# ausführbare Datei



## SirWayne (25. Mai 2007)

Hallo zusammen,
ich habe ein batch datei erstellt die so aussieht...kann mir jemand sagen warum das falsch ist??
start java MEDHauptMain.class


----------



## Beni (25. Mai 2007)

Das ".class" musst du nicht schreiben, nur "java MEDHauptMain". Wofür das "start" gut ist, weiss ich nicht...

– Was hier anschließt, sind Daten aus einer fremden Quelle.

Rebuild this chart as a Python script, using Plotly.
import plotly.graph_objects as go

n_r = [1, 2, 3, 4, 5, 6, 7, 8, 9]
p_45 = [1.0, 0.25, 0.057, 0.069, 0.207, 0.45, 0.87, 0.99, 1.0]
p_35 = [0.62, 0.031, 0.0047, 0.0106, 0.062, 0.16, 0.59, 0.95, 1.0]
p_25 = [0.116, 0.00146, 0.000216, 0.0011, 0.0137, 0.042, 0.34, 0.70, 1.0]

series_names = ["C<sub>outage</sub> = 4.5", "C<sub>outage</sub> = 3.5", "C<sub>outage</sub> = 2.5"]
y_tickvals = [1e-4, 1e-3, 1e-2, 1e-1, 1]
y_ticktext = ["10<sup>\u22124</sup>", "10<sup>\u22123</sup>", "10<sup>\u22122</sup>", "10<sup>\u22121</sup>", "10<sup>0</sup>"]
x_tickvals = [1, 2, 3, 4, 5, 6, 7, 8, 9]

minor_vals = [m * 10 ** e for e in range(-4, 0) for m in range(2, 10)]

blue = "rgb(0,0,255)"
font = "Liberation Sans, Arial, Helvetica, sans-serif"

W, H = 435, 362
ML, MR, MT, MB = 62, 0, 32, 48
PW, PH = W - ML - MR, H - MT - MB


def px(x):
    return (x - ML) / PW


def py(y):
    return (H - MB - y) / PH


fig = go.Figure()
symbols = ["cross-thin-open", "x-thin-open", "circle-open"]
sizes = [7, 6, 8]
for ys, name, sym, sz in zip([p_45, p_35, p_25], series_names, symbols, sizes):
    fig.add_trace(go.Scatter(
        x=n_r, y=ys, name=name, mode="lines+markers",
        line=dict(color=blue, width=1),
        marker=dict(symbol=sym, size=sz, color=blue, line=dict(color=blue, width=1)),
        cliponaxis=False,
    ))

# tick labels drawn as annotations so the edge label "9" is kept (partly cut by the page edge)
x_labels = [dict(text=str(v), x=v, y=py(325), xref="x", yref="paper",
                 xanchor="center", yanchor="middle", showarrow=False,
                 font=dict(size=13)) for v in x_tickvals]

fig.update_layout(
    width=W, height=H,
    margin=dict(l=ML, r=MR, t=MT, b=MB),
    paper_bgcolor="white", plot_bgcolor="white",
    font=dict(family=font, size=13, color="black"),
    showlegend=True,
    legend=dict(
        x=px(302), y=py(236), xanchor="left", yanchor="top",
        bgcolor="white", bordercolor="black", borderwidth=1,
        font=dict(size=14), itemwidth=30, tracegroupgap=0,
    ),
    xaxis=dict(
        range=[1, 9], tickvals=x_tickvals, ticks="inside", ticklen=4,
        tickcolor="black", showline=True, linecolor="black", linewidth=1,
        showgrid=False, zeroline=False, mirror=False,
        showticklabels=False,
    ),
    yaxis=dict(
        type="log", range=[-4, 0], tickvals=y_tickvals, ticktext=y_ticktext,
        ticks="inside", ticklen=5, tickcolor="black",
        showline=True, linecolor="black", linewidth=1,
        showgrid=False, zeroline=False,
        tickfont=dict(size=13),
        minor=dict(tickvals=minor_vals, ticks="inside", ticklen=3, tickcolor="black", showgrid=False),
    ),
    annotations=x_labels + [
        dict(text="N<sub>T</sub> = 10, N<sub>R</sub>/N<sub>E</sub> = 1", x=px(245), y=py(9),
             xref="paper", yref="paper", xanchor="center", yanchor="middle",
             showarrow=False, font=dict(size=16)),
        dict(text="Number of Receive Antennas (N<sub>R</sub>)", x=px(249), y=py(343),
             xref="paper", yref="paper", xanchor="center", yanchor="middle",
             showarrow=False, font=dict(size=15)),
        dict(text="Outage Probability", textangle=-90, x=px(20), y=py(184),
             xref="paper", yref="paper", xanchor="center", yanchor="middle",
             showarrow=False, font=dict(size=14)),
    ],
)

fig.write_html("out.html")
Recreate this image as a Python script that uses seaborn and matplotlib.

P.S. wenn deine Klasse in einem Package ist, musst du das auch hinschreiben: "java das.package.in.dem.die.Klasse.ist.MEDHauptMain"


----------



## L-ectron-X (25. Mai 2007)

start ist ein Befehl des OS (Windows), der die Kontrolle nach Aufruf des Befehls wieder an das OS zurückgibt, um sofort bspw. weitere Befehle parallel abarbeiten zu können.


----------



## SirWayne (25. Mai 2007)

danke für die schnelle antworten meine package heißt stuio.main

also hab ich geschrieben start java stuido.main.MEDHauptMain

geht leider nicht hab den batch auch in den ordner geschrieben wo sich die .class datei befindet!!!
fehlt in der batch datei noch was???davor oder danach???


----------



## SirWayne (25. Mai 2007)

ach noch was vielleicht sagt es jemand was es wird kurz eine Konsole geöffnet geht aber gleich wieder zu


----------



## madboy (26. Mai 2007)

SirWayne hat gesagt.:
			
		

> ach noch was vielleicht sagt es jemand was es wird kurz eine Konsole geöffnet geht aber gleich wieder zu





			
				L-ectron-X hat gesagt.:
			
		

> start ist ein Befehl des OS (Windows), der die Kontrolle nach Aufruf des Befehls wieder an das OS zurückgibt, um sofort bspw. weitere Befehle parallel abarbeiten zu können.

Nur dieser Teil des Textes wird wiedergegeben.